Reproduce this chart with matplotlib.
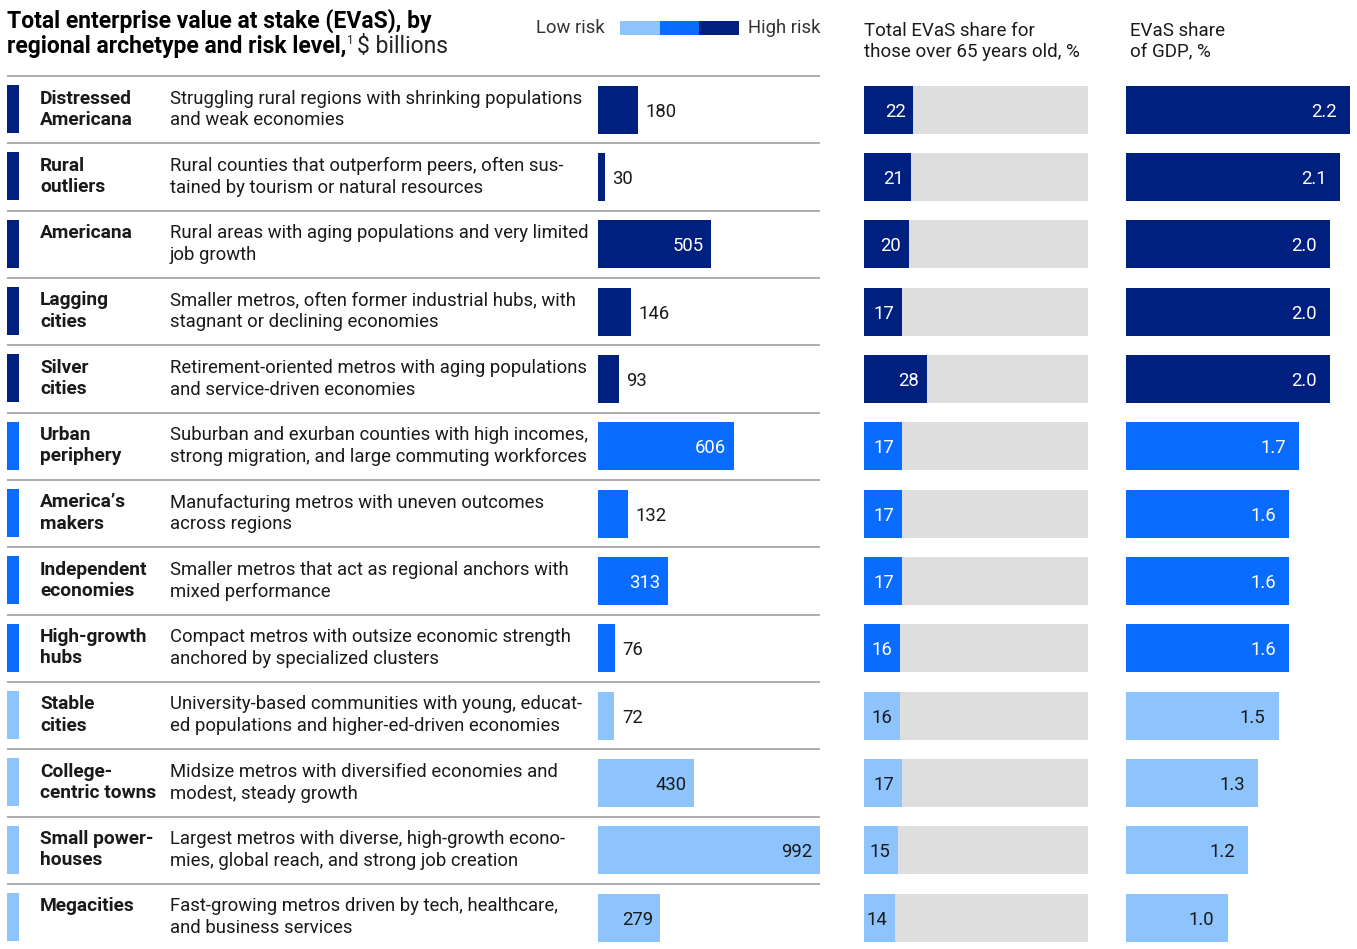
import numpy as np
import matplotlib.pyplot as plt

plt.rcParams['font.family'] = ['Roboto', 'DejaVu Sans']

names = ["Distressed\nAmericana", "Rural\noutliers", "Americana", "Lagging\ncities",
         "Silver\ncities", "Urban\nperiphery", "America\u2019s\nmakers",
         "Independent\neconomies", "High-growth\nhubs", "Stable\ncities",
         "College-\ncentric towns", "Small power-\nhouses", "Megacities"]
descriptions = [
    "Struggling rural regions with shrinking populations\nand weak economies",
    "Rural counties that outperform peers, often sus-\ntained by tourism or natural resources",
    "Rural areas with aging populations and very limited\njob growth",
    "Smaller metros, often former industrial hubs, with\nstagnant or declining economies",
    "Retirement-oriented metros with aging populations\nand service-driven economies",
    "Suburban and exurban counties with high incomes,\nstrong migration, and large commuting workforces",
    "Manufacturing metros with uneven outcomes\nacross regions",
    "Smaller metros that act as regional anchors with\nmixed performance",
    "Compact metros with outsize economic strength\nanchored by specialized clusters",
    "University-based communities with young, educat-\ned populations and higher-ed-driven economies",
    "Midsize metros with diversified economies and\nmodest, steady growth",
    "Largest metros with diverse, high-growth econo-\nmies, global reach, and strong job creation",
    "Fast-growing metros driven by tech, healthcare,\nand business services",
]
risk = ["high"] * 5 + ["mid"] * 4 + ["low"] * 4
evas = [180, 30, 505, 146, 93, 606, 132, 313, 76, 72, 430, 992, 279]
over65 = [22, 21, 20, 17, 28, 17, 17, 17, 16, 16, 17, 15, 14]
gdp_share = [2.2, 2.1, 2.0, 2.0, 2.0, 1.7, 1.6, 1.6, 1.6, 1.5, 1.3, 1.2, 1.0]

palette = {"low": "#8dc4fd", "mid": "#0a6cff", "high": "#00207f"}
label_color = {"low": "#1a1a1a", "mid": "white", "high": "white"}
grey_bg = "#dedede"
rule_color = "#a6a6a6"
text_color = "#1a1a1a"
fs = 13.3

W, H = 1357, 949
fig = plt.figure(figsize=(W / 100, H / 100), dpi=100)

# page-level axes in pixel units for headers, rules and the text table
page = fig.add_axes([0, 0, 1, 1])
page.set_xlim(0, W)
page.set_ylim(H, 0)
page.axis("off")

n = len(names)
top, pitch = 76, 67.33
colors = [palette[r] for r in risk]

# title, two lines drawn separately so the unit can follow the bold part
tfs = 16.5
page.text(7, 18, "Total enterprise value at stake (EVaS), by", fontsize=tfs,
          fontweight="bold", color="black", va="center_baseline")
t2 = page.text(7, 44, "regional archetype and risk level,", fontsize=tfs,
               fontweight="bold", color="black", va="center_baseline")
page.annotate("1", xy=(1, 1), xycoords=t2, fontsize=8.5, color="#222222",
              va="top", ha="left", xytext=(0.5, 0.5), textcoords="offset points")
page.annotate("$ billions", xy=(1, 0), xycoords=t2, fontsize=tfs, color="#222222",
              va="bottom", ha="left", xytext=(8, 0), textcoords="offset points")

# legend
page.text(605, 28, "Low risk", fontsize=fs, color="#333333", ha="right", va="center")
for k, key in enumerate(["low", "mid", "high"]):
    page.add_patch(plt.Rectangle((620 + 39.7 * k, 21), 39.7, 14, color=palette[key], lw=0))
page.text(748, 28, "High risk", fontsize=fs, color="#333333", ha="left", va="center")

page.text(864, 22, "Total EVaS share for\nthose over 65 years old, %", fontsize=13.5,
          color=text_color, va="top", linespacing=1.2)
page.text(1130, 22, "EVaS share\nof GDP, %", fontsize=13.5, color=text_color, va="top",
          linespacing=1.2)

for i in range(n):
    y0 = top + i * pitch
    page.plot([7, 820], [y0, y0], color=rule_color, lw=1.3, solid_capstyle="butt")
    page.add_patch(plt.Rectangle((7, y0 + 9), 12, 48, color=colors[i], lw=0))
    page.text(40, y0 + 13.5, names[i], fontsize=13.8, fontweight="bold", color=text_color,
              va="top", linespacing=1.22)
    page.text(170, y0 + 13.5, descriptions[i], fontsize=fs, color=text_color,
              va="top", linespacing=1.27)


def bar_axes(x0, x1):
    ax = fig.add_axes([x0 / W, 1 - (top + n * pitch) / H, (x1 - x0) / W, n * pitch / H])
    ax.set_ylim(n - 0.5, -0.5)
    ax.axis("off")
    return ax


rows = np.arange(n)
bar_h = 48 / pitch

# EVaS, $ billions
ax1 = bar_axes(598, 820)
ax1.set_xlim(0, max(evas))
ax1.barh(rows, evas, height=bar_h, color=colors)
for i, v in enumerate(evas):
    if v >= 250:
        ax1.annotate(str(v), (v, i), xytext=(-5.5, -1.5), textcoords="offset points",
                     ha="right", va="center", fontsize=fs, color=label_color[risk[i]])
    else:
        ax1.annotate(str(v), (v, i), xytext=(5.5, -1.5), textcoords="offset points",
                     ha="left", va="center", fontsize=fs, color=text_color)

# share over 65, %
ax2 = bar_axes(864, 1088)
ax2.set_xlim(0, 100)
ax2.barh(rows, [100] * n, height=bar_h, color=grey_bg)
ax2.barh(rows, over65, height=bar_h, color=colors)
for i, v in enumerate(over65):
    ax2.annotate(str(v), (v, i), xytext=(-5.5, -1.5), textcoords="offset points",
                 ha="right", va="center", fontsize=fs, color=label_color[risk[i]])

# share of GDP, %
ax3 = bar_axes(1126, 1350)
ax3.set_xlim(0, max(gdp_share))
ax3.barh(rows, gdp_share, height=bar_h, color=colors)
for i, v in enumerate(gdp_share):
    ax3.annotate(f"{v:.1f}", (v, i), xytext=(-9.5, -1.5), textcoords="offset points",
                 ha="right", va="center", fontsize=fs, color=label_color[risk[i]])

fig.savefig("out.png", dpi=100)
****************
State, as a bare number, how many lines of the listing hold the word "matplotlib".

2